3. Sorry. I need to learn how to enter equations in normal format.

xtau is x with tau as the superscript. xtau is the candidate solution for the optimization problem. T should also be a superscript. T is the transform of the matrix shown as I didn't know how to represent it as a one column vector.

Okay, so the gradient of f(xtau) is a one column vector of df/dx1 and df/dx2. This translates into 4x1 and -2x2. At xtau, this computes to a one column vector of -8 and 10. The gradient of g1(x) should be a one column vector of 2x1 and -1, and the gradient of g2(x) should be a one column vector of -1 and 1. Hopefully right so far.

If I understand the computation of the Lagrange multipliers at xtau correctly, then the gradient of f(xtau) + lambda1*(gradient of g1(xtau)) + lambda2*(gradient of g2(xtau)) should be set to the 0 vector. At this point, the problem becomes one of solving for lambda1 and lambda2.

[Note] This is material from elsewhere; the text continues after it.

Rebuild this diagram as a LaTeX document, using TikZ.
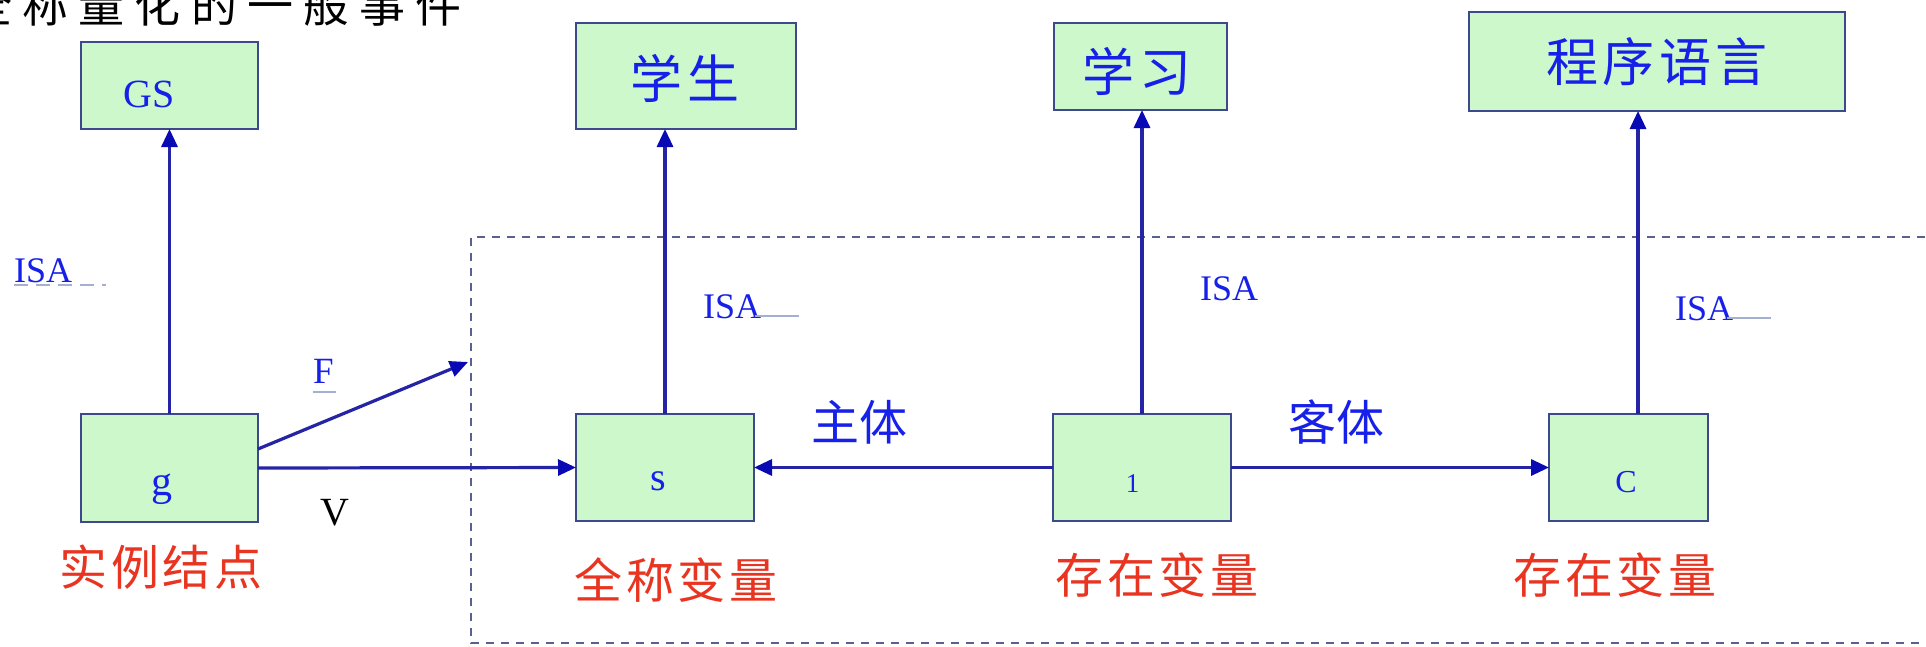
\documentclass[tikz,border=0pt]{standalone}
\usepackage{fontspec}
\setmainfont{Liberation Serif}
\newfontfamily\cjk{Noto Sans CJK SC}
\newfontfamily\cjkwide[LetterSpace=8]{Noto Sans CJK SC}
\newfontfamily\cjktitle[LetterSpace=22]{Noto Sans CJK SC}
\usetikzlibrary{arrows.meta}

\definecolor{boxfill}{RGB}{204,248,204}
\definecolor{boxline}{RGB}{62,72,140}
\definecolor{linecol}{RGB}{36,36,165}
\definecolor{tipcol}{RGB}{10,10,180}
\definecolor{txtblue}{RGB}{22,32,232}
\definecolor{txtred}{RGB}{232,52,32}
\definecolor{dashcol}{RGB}{92,96,142}
\definecolor{smudge}{RGB}{165,175,210}

\begin{document}
\begin{tikzpicture}[x=1pt,y=-1pt,
  box/.style={draw=boxline, line width=2.5pt, fill=boxfill, inner sep=0pt, outer sep=0pt},
  arr/.style={draw=linecol, line width=3.2pt,
    -{Triangle[length=18pt,width=16pt,color=tipcol]}},
  lat/.style={inner sep=0pt, text=txtblue, anchor=base, font=\fontsize{40}{44}\selectfont},
  isa/.style={inner sep=0pt, text=txtblue, anchor=base west, font=\fontsize{36}{40}\selectfont},
  rel/.style={inner sep=0pt, text=txtblue, font=\cjk\fontsize{48}{52}\selectfont},
  kind/.style={inner sep=0pt, text=txtred, font=\cjkwide\fontsize{48}{52}\selectfont},
  concept/.style={inner sep=0pt, text=txtblue, font=\cjkwide\fontsize{52}{56}\selectfont}]

\useasboundingbox (0,0) rectangle (1926,646);
\clip (0,0) rectangle (1926,646);
\fill[white] (0,0) rectangle (1926,646);

% heading
\node[inner sep=0pt, anchor=base, font=\cjktitle\fontsize{46}{50}\selectfont] (title) at (214,22) {全称量化的一般事件};

% frame around the quantified part
\coordinate (frTR) at (1940,237);
\coordinate (frTL) at (471,237);
\coordinate (frBL) at (471,643);
\coordinate (frBR) at (1940,643);
\draw[dashcol, line width=2.6pt, dash pattern=on 8pt off 7pt] (frTR) -- (frTL) -- (frBL) -- (frBR);

% concept boxes (top row)
\node[box, minimum width=177pt, minimum height=87pt] (gsbox) at (169.5,85.5) {};
\node[box, minimum width=220pt, minimum height=106pt] (stubox) at (686,76) {};
\node[box, minimum width=173pt, minimum height=87pt] (learnbox) at (1140.5,66.5) {};
\node[box, minimum width=376pt, minimum height=99pt] (plbox) at (1657,61.5) {};

% instance and variable boxes (bottom row)
\node[box, minimum width=177pt, minimum height=108pt] (gbox) at (169.5,468) {};
\node[box, minimum width=178pt, minimum height=107pt] (sbox) at (665,467.5) {};
\node[box, minimum width=178pt, minimum height=107pt] (onebox) at (1142,467.5) {};
\node[box, minimum width=159pt, minimum height=107pt] (cbox) at (1628.5,467.5) {};

% box texts
\node[lat] (gsT) at (149.5,107) {GS};
\node[concept] (stuT) at (685,78) {学生};
\node[concept] (learnT) at (1137,71) {学习};
\node[concept] (plT) at (1657,62) {程序语言};
\node[lat, font=\fontsize{42}{46}\selectfont] (gT) at (162,495) {g};
\node[lat] (sT) at (658.5,490) {s};
\node[lat, font=\fontsize{27}{30}\selectfont] (oneT) at (1132.5,492) {1};
\node[lat, font=\fontsize{32}{36}\selectfont] (cT) at (1626,492) {C};

% ISA links
\draw[arr] (gbox.north) -- (gsbox.south);
\draw[arr] (sbox.north) -- (sbox.north |- stubox.south);
\draw[arr] (onebox.north) -- (onebox.north |- learnbox.south);
\draw[arr] ([xshift=9.5pt]cbox.north) -- ([xshift=9.5pt]cbox.north |- plbox.south);

% relations between the bottom boxes
\coordinate (fend) at (468,362);
\draw[arr] ([yshift=19pt]gbox.east) -- (fend);
\draw[arr] (gbox.east) -- (sbox.west);
\draw[arr] (onebox.west) -- (sbox.east);
\draw[arr] (onebox.east) -- (cbox.west);

% link labels
\node[isa] (isa1) at (14,282) {ISA};
\node[isa] (isa2) at (703,318) {ISA};
\node[isa] (isa3) at (1200,300) {ISA};
\node[isa] (isa4) at (1675,320) {ISA};
\draw[smudge, line width=1.2pt, dash pattern=on 14pt off 8pt] (isa1.base west) ++(0,3) -- ++(92,0);
\draw[smudge, line width=2pt] (isa2.base east) ++(-6,-2) -- ++(44,0);
\draw[smudge, line width=2pt] (isa4.base east) ++(-6,-2) -- ++(44,0);
\node[isa, font=\fontsize{37}{40}\selectfont] (fT) at (313,383) {F};
\draw[smudge, line width=1.2pt] (fT.base west) ++(0,9) -- ++(23,0);
\node[isa, text=black, font=\fontsize{40}{44}\selectfont] (vT) at (320,525) {V};
\node[rel] (subjT) at (859,422) {主体};
\node[rel] (objT) at (1336,422) {客体};

% node kinds
\node[kind] (kind1) at (161,567) {实例结点};
\node[kind] (kind2) at (676,580) {全称变量};
\node[kind] (kind3) at (1157,575) {存在变量};
\node[kind] (kind4) at (1615,575) {存在变量};

\end{tikzpicture}
\end{document}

Ah! I just figured out what I did wrong! In setting up the equation, instead of using the gradient of f(xtau), I used xtau directly! Now I get one of the 8 possible solutions and am comfortable that I now have it right.

Thanks! This did help to walk through it as I've been racking my brains out for several days trying to figure out what was wrong.